Panama Canal Zone
The passing of an era for the Marshals Service was marked on March 31, 1982 when the U.S. Marshal for the District of the Canal Zone closed the door to his office there for the last time. The closing of the U.S. Marshal's office was in conjunction with the termination on that date of the jurisdiction of the U.S. District Court in Panama, and was marked by a closing ceremony in the District Court presided over by U.S. District Judge Morey L. Sear.
The ceremony was attended by various U.S. and local officials as well as by Marshal Joseph E. Gogins, former Marshal Anthony J. Furka, and U.S. Marshals Service Comptroller James A. Shealey.
Marshal Gogins was the last of 10 U.S. Marshals appointed to the District of the Canal Zone since its establishment in 1914. The closing of the Marshal's office in Panama marked only the second time in the nearly 200-year history of the Marshals Service that a Marshal's office has been deactivated.

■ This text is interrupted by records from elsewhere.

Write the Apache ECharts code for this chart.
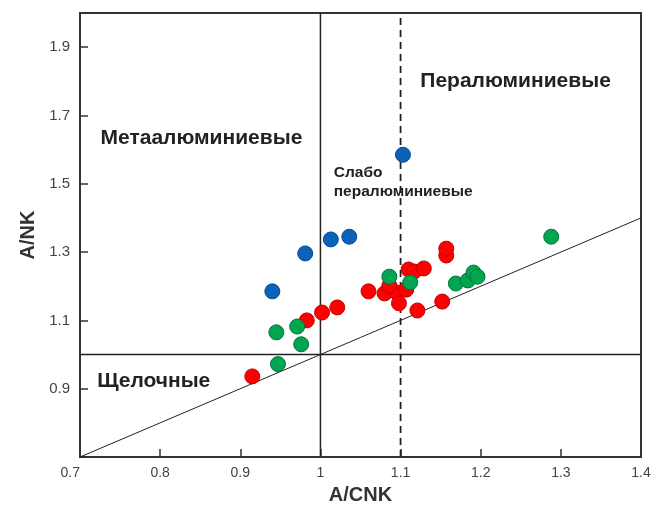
<!DOCTYPE html>
<html><head><meta charset="utf-8">
<script src="https://cdn.jsdelivr.net/npm/echarts@6/dist/echarts.min.js"></script>
<style>html,body{margin:0;padding:0;background:#fff}#c{width:659px;height:509px}</style>
</head><body><div id="c"></div>
<script>
const xTicks = [0.7, 0.8, 0.9, 1.0, 1.1, 1.2, 1.3, 1.4];
const yTicks = [0.7, 0.9, 1.1, 1.3, 1.5, 1.7, 1.9];
const bluePts = [[0.940,1.185],[0.981,1.296],[1.013,1.337],[1.036,1.345],[1.103,1.585]];
const greenPts = [[0.945,1.065],[0.947,0.972],[0.971,1.082],[0.976,1.030],[1.086,1.228],[1.112,1.211],[1.169,1.208],[1.184,1.217],[1.191,1.240],[1.196,1.228],[1.288,1.345]];
const redPts = [[0.915,0.936],[0.983,1.100],[1.002,1.123],[1.021,1.138],[1.060,1.185],[1.080,1.179],[1.095,1.182],[1.098,1.150],[1.107,1.190],[1.086,1.202],[1.110,1.249],[1.117,1.243],[1.129,1.252],[1.121,1.129],[1.152,1.155],[1.157,1.290],[1.157,1.310]];
const lineMetaPer = [[1.0,0.7],[1.0,2.0]];
const lineAlk = [[0.7,1.0],[1.4,1.0]];
const lineWeak = [[1.1,0.7],[1.1,2.0]];
const lineDiag = [[0.7,0.7],[1.4,1.4]];
const fieldLabels = [
  {name:'Метаалюминиевые', value:[0.725,1.634], size:21},
  {name:'Пералюминиевые', value:[1.124,1.80], size:21},
  {name:'Слабо', value:[1.016,1.532], size:15.5},
  {name:'пералюминиевые', value:[1.016,1.478], size:15.5},
  {name:'Щелочные', value:[0.721,0.922], size:21}
];
const FONT = '"Liberation Sans", Arial, sans-serif';
const chart = echarts.init(document.getElementById('c'));
function lineSeries(data, type, width){
  return {type:'line', data:data, symbol:'none', silent:true, z:1,
    lineStyle:{color:'#222', width:width, type:type}, animation:false};
}
function pts(data, color, border){
  return {type:'scatter', data:data, symbolSize:15, z:3, animation:false,
    itemStyle:{color:color, borderColor:border, borderWidth:1, opacity:1}};
}
chart.setOption({
  animation:false,
  textStyle:{fontFamily:FONT},
  grid:{left:80, right:18, top:13, bottom:52, outerBoundsMode:'none', containLabel:false,
    show:true, borderColor:'#333', borderWidth:2},
  xAxis:{type:'value', min:0.7, max:1.4, interval:0.1,
    name:'A/CNK', nameLocation:'middle', nameGap:28,
    nameTextStyle:{fontSize:20, fontWeight:'bold', color:'#333', fontFamily:FONT},
    axisLine:{show:true, onZero:false, lineStyle:{color:'#333', width:2}},
    axisTick:{show:true, inside:true, length:8, lineStyle:{color:'#333', width:1.5}},
    axisLabel:{fontSize:14, color:'#444', margin:9, alignMinLabel:'right', fontFamily:FONT,
      formatter:v=>{const t=xTicks.find(k=>Math.abs(k-v)<1e-6); return t===undefined?'':(t===1?'1':t.toFixed(1));}},
    splitLine:{show:false}},
  yAxis:{type:'value', min:0.7, max:2.0, interval:0.2,
    name:'A/NK', nameLocation:'middle', nameGap:42, nameRotate:90,
    nameTextStyle:{fontSize:20, fontWeight:'bold', color:'#333', fontFamily:FONT},
    axisLine:{show:true, onZero:false, lineStyle:{color:'#333', width:2}},
    axisTick:{show:true, inside:true, length:8, lineStyle:{color:'#333', width:1.5}},
    axisLabel:{fontSize:15, color:'#444', margin:10, showMinLabel:false, showMaxLabel:false, fontFamily:FONT,
      formatter:v=>{const t=yTicks.find(k=>Math.abs(k-v)<1e-6); return t===undefined?'':t.toFixed(1);}},
    splitLine:{show:false}},
  series:[
    lineSeries(lineMetaPer,'solid',1.5),
    lineSeries(lineAlk,'solid',1.5),
    lineSeries(lineWeak,[7,5],1.8),
    lineSeries(lineDiag,'solid',1),
    pts(redPts,'#ff0000','#c00000'),
    pts(greenPts,'#00a54f','#00733a'),
    pts(bluePts,'#0a63b8','#074a8c'),
    {type:'scatter', data:fieldLabels.map(d=>({name:d.name, value:d.value,
        label:{show:true, formatter:'{b}', position:'right', distance:0, fontSize:d.size, fontWeight:'bold', color:'#222', fontFamily:FONT}})),
      symbolSize:1, silent:true, z:4, itemStyle:{color:'rgba(0,0,0,0)', opacity:1}}
  ]
});
</script></body></html>
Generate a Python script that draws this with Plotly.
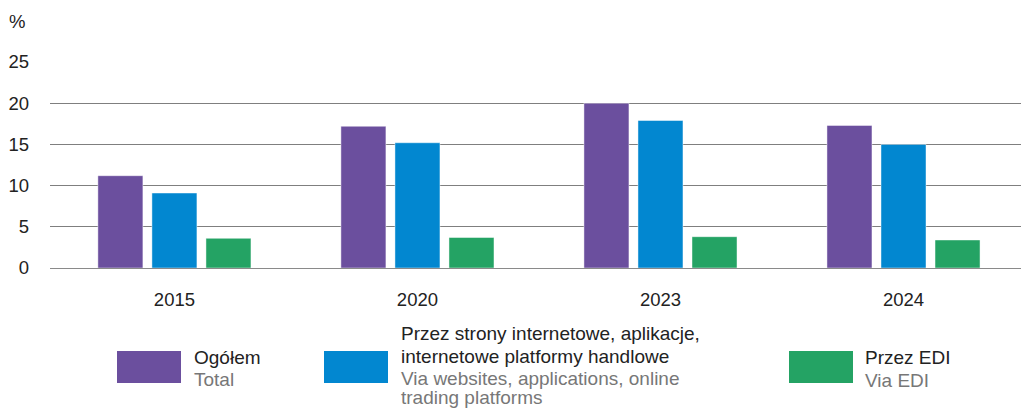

The first closing was on May 20, 1943, when the U.S. Marshal's office in Shanghai (which supported the U.S. Court for China) was closed following the United States ratification of a treaty with China in which it relinquished extraterritorial rights in that country. The U.S. Marshal's office in China was first established in 1906 following an Act of Congress, passed in the wake of our country's involvement in China following the Chinese Boxer Rebellion.